→ THE PROBLEM:
Copy every line in the records below that contains the word "this".

→ DATASET ENTRIES:
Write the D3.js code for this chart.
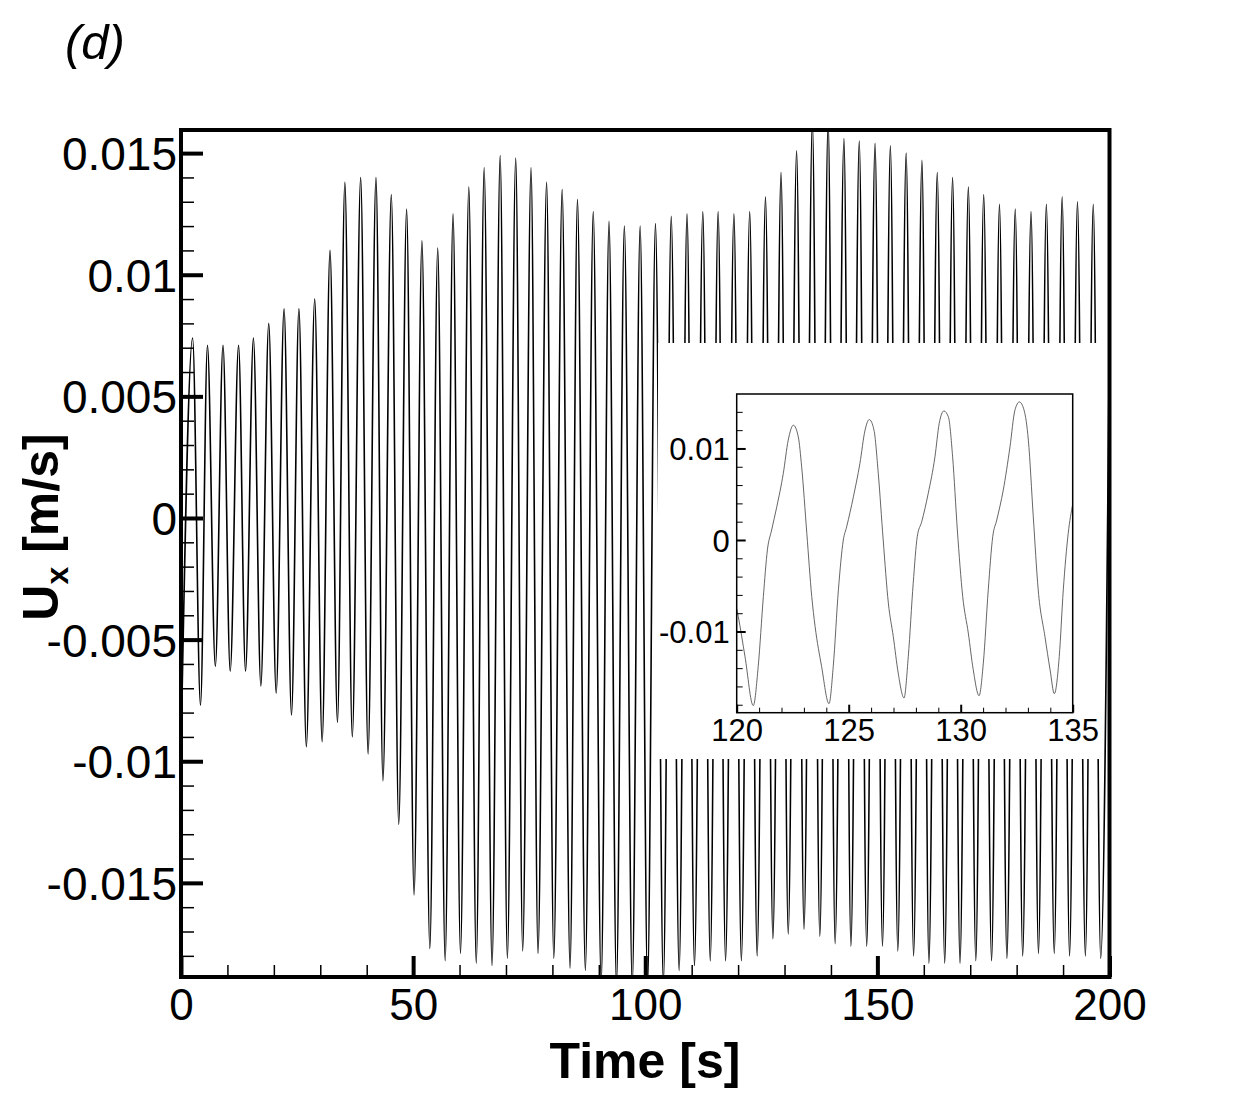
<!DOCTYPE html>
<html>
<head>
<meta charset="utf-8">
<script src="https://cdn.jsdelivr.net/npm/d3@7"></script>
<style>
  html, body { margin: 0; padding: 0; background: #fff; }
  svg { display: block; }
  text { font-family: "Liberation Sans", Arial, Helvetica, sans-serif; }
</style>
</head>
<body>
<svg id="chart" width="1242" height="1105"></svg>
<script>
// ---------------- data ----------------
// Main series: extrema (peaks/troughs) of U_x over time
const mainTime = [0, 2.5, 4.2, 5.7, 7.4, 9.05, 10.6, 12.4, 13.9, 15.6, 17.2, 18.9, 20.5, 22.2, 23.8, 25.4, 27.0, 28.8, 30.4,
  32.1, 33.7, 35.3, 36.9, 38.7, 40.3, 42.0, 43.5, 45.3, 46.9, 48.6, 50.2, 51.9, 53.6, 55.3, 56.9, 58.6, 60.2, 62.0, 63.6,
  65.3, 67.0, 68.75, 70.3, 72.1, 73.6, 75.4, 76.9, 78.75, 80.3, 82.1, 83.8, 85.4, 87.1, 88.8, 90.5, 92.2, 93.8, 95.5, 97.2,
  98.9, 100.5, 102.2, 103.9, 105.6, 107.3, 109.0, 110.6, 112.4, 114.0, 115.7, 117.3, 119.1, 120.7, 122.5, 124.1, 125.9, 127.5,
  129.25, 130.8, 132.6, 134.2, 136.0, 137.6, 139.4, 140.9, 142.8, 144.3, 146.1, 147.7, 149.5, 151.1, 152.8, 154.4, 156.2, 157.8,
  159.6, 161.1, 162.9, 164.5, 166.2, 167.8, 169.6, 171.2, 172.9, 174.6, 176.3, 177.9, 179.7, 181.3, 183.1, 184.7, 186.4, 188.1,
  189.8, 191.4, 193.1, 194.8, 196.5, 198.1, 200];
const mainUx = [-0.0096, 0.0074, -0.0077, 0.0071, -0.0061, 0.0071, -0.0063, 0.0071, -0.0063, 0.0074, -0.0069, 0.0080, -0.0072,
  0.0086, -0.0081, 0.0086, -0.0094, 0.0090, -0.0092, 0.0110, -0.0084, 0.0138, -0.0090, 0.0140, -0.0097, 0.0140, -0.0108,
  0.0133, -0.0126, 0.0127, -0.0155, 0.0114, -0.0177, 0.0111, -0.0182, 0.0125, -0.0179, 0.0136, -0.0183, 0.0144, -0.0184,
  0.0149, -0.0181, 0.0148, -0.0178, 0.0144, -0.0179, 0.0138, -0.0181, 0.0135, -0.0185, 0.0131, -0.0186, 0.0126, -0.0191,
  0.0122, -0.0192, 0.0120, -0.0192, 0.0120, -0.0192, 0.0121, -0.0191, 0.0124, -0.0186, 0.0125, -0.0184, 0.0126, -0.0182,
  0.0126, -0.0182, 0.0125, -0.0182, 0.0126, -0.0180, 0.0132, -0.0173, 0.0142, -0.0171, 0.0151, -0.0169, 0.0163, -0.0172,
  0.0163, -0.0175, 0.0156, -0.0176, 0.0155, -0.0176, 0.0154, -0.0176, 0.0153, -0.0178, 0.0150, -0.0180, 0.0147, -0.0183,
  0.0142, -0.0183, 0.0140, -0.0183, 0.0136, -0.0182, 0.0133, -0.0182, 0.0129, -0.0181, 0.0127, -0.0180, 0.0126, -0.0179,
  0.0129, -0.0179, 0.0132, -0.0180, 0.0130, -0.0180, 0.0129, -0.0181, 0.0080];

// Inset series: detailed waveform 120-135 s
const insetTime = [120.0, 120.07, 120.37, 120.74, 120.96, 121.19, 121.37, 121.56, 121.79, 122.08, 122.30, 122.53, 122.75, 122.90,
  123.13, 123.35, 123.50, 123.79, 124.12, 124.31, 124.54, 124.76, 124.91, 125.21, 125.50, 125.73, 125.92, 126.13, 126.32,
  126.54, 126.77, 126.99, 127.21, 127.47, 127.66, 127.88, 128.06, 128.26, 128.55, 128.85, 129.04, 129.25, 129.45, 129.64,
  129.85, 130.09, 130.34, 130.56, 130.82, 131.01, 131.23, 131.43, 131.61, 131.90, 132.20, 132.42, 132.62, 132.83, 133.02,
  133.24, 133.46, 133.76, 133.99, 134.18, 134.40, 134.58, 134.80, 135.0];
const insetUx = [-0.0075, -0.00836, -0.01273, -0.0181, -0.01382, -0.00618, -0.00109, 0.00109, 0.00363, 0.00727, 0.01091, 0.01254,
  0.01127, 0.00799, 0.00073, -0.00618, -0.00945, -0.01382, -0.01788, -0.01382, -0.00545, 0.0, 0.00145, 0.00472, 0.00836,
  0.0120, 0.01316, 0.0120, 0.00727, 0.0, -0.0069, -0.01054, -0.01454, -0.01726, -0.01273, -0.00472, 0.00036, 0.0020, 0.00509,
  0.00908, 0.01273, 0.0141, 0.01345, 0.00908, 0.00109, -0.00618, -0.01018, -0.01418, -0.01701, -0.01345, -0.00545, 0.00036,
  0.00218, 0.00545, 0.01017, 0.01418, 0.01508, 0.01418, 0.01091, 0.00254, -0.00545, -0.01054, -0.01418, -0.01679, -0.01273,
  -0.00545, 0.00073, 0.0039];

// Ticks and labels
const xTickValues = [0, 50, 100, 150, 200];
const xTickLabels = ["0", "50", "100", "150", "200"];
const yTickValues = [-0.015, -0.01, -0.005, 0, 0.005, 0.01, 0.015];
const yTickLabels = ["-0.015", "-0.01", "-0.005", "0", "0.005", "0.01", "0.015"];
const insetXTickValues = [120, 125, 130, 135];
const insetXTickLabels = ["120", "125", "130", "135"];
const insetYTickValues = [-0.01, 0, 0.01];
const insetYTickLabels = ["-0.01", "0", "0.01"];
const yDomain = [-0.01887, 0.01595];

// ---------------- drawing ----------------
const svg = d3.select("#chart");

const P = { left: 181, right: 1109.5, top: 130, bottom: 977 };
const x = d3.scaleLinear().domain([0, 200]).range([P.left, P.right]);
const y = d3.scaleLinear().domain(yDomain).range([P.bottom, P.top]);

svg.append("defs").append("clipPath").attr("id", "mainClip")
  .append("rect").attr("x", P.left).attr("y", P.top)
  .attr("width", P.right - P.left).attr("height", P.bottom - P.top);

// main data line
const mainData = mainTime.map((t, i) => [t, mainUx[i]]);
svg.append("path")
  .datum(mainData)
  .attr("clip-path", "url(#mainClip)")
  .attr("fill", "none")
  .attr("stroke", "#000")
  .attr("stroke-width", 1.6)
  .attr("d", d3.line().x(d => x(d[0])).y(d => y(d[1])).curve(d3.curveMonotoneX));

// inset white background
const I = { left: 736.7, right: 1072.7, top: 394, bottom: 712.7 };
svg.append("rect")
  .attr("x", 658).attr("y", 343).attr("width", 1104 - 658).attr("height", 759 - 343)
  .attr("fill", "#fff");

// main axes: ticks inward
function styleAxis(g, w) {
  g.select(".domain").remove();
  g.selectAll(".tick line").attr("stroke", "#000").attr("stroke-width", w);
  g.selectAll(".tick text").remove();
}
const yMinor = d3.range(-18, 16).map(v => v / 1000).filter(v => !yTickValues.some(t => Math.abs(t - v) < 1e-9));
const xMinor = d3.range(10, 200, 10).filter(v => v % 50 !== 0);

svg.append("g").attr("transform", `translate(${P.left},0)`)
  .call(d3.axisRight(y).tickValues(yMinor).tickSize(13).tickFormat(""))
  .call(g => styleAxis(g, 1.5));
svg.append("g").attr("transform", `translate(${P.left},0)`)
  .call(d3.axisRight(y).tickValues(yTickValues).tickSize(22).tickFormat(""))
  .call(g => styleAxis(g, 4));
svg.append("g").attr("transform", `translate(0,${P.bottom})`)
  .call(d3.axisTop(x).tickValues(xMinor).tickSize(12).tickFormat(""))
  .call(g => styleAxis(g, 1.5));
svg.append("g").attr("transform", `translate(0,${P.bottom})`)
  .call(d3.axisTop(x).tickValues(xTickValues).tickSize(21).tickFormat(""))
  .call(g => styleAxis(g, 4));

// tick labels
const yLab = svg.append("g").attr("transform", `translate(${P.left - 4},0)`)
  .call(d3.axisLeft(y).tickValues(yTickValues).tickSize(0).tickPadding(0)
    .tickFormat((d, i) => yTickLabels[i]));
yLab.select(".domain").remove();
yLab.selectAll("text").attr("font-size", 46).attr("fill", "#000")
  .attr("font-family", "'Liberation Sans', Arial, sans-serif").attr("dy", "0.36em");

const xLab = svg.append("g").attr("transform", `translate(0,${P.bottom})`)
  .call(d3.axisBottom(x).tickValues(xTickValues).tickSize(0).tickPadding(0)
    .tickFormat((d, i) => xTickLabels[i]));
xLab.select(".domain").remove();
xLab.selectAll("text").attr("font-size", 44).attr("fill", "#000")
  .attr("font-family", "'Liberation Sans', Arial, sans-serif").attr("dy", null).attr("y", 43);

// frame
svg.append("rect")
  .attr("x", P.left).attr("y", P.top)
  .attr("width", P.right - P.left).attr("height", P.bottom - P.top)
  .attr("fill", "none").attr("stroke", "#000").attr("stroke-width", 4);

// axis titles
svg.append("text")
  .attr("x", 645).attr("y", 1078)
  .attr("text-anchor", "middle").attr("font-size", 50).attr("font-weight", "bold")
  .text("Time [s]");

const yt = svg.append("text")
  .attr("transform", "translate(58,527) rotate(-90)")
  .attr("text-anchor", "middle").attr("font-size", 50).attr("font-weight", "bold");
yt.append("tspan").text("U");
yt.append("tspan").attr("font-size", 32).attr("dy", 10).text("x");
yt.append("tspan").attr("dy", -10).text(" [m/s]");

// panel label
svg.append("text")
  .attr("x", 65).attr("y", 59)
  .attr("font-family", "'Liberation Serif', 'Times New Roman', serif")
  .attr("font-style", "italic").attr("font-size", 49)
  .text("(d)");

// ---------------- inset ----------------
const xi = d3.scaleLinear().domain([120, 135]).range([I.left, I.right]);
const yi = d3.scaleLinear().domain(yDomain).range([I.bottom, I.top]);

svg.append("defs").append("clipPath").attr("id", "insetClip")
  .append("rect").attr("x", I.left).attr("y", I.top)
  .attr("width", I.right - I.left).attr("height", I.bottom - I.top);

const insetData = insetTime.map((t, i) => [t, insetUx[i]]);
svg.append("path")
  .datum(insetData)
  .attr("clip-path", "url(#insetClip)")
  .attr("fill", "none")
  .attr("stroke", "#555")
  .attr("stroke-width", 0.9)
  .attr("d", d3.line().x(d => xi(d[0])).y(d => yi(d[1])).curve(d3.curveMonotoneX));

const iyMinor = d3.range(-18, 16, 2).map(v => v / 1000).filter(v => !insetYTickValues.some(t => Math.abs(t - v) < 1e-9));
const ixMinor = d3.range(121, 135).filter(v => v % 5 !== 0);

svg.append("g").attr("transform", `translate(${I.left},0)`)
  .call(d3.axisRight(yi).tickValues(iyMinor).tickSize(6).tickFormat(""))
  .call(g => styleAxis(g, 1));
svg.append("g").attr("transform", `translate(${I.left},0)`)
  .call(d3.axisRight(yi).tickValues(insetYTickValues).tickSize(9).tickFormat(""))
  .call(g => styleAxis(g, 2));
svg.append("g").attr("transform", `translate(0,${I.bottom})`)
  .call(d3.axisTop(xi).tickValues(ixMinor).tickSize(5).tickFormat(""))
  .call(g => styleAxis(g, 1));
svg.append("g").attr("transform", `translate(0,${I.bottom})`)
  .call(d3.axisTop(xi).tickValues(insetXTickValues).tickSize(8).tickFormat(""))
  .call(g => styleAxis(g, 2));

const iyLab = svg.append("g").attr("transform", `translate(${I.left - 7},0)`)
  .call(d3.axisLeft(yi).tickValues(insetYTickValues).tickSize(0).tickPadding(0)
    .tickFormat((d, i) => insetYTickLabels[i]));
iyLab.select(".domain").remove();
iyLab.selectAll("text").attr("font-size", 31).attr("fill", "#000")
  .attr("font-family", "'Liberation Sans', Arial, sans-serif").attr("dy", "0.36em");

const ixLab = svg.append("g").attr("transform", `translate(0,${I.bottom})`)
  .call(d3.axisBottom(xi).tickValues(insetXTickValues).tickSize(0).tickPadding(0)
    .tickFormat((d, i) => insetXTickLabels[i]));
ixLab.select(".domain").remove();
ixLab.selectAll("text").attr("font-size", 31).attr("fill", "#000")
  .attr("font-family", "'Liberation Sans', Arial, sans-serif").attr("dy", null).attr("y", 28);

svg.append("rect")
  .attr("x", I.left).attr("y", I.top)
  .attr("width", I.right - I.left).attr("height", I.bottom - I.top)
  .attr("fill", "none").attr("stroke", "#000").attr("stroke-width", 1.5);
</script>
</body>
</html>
--
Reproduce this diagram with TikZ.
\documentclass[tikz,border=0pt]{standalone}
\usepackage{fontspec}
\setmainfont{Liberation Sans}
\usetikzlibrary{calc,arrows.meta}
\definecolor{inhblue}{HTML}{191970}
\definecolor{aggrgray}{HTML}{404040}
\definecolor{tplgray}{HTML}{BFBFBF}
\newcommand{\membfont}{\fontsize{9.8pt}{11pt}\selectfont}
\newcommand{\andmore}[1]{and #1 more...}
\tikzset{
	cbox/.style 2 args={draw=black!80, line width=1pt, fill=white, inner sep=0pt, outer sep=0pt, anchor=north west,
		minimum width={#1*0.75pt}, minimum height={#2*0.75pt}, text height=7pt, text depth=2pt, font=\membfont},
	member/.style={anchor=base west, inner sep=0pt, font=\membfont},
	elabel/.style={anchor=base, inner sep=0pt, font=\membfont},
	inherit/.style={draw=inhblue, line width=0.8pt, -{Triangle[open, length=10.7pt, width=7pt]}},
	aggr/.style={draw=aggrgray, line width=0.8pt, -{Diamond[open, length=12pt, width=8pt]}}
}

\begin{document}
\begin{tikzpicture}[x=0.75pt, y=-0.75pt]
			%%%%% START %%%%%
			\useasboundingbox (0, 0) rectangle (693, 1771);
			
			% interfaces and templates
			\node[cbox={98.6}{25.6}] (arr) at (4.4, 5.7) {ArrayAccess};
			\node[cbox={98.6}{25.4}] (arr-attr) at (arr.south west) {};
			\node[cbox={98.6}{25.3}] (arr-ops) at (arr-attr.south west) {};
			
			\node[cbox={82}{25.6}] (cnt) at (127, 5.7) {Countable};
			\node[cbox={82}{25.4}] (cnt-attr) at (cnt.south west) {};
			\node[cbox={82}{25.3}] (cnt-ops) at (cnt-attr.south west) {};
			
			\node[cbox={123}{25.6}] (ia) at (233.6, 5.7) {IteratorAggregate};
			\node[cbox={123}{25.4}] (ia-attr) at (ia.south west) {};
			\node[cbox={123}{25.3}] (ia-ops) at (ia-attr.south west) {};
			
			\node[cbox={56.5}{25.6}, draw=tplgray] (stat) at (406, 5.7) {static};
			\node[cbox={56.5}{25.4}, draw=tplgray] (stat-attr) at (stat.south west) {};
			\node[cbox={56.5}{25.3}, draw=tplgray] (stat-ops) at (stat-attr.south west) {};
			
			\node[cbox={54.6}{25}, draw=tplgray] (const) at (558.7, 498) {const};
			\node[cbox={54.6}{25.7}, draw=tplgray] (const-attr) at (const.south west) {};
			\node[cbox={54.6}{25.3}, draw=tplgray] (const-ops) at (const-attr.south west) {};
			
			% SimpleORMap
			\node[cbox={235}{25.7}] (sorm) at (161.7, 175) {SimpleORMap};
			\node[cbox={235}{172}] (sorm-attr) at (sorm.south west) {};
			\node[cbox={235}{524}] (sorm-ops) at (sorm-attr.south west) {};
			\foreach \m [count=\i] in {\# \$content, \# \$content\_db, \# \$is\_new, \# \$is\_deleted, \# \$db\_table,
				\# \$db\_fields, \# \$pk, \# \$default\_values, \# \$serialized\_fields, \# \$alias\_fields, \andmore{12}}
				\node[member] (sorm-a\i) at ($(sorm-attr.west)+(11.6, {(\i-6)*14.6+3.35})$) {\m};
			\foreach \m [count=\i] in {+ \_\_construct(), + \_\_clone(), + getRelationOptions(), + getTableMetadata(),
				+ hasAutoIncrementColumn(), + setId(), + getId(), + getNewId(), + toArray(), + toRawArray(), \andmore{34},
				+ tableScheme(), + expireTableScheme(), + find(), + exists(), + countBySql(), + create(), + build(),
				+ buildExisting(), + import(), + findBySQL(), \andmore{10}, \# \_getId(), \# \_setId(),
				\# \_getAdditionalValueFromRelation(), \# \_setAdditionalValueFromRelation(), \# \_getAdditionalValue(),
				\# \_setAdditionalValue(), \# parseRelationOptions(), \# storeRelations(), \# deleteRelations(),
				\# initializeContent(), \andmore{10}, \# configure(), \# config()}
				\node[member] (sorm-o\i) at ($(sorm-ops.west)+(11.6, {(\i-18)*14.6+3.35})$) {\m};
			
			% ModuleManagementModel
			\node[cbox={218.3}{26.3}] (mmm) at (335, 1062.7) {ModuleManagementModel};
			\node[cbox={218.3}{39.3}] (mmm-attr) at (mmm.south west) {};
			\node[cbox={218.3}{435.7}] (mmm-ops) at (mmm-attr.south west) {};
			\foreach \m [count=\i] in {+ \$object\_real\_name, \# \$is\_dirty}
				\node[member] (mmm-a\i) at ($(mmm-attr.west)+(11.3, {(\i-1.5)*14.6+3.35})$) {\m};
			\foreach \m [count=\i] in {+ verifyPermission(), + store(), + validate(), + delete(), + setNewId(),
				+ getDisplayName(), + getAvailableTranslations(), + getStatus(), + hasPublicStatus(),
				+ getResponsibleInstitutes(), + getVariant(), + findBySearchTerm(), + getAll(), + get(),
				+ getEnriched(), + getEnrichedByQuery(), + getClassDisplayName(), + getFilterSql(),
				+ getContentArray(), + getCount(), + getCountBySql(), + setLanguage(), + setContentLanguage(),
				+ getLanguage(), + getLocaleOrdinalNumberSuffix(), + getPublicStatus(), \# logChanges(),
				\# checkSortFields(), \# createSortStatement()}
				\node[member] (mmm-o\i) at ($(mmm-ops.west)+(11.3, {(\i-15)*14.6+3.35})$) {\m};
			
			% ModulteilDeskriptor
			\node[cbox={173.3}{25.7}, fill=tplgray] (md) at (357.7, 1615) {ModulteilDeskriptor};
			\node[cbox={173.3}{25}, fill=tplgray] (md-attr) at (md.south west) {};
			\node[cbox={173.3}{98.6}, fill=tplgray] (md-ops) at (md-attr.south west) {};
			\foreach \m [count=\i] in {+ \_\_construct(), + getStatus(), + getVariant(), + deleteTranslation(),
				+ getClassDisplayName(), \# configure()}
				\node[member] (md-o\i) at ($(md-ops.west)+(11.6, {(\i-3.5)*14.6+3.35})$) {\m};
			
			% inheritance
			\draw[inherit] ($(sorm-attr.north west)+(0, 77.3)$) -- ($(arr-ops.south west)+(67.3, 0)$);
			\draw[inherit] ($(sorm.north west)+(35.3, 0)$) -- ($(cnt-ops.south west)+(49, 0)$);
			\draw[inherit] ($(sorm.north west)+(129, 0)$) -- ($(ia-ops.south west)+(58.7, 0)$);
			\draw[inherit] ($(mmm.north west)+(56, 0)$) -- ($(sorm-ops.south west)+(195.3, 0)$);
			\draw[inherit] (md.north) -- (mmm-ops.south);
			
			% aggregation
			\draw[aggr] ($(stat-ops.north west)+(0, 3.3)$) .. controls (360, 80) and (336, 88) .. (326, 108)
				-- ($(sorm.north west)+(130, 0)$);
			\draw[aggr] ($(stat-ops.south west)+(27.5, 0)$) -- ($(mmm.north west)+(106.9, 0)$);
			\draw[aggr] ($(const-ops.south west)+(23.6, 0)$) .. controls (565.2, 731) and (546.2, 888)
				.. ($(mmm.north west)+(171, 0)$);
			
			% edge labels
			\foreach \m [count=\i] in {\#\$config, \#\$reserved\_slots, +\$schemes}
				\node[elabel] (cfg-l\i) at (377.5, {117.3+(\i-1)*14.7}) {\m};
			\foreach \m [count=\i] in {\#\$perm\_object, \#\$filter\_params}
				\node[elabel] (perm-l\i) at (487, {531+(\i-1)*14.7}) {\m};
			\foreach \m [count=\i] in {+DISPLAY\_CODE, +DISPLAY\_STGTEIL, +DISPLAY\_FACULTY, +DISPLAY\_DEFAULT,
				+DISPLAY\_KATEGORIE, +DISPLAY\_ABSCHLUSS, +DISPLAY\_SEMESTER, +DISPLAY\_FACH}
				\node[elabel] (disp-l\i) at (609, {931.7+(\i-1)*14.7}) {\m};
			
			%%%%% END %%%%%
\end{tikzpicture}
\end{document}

→ OUTPUT BELOW:
Write the D3.js code for this chart.
Reproduce this diagram with TikZ.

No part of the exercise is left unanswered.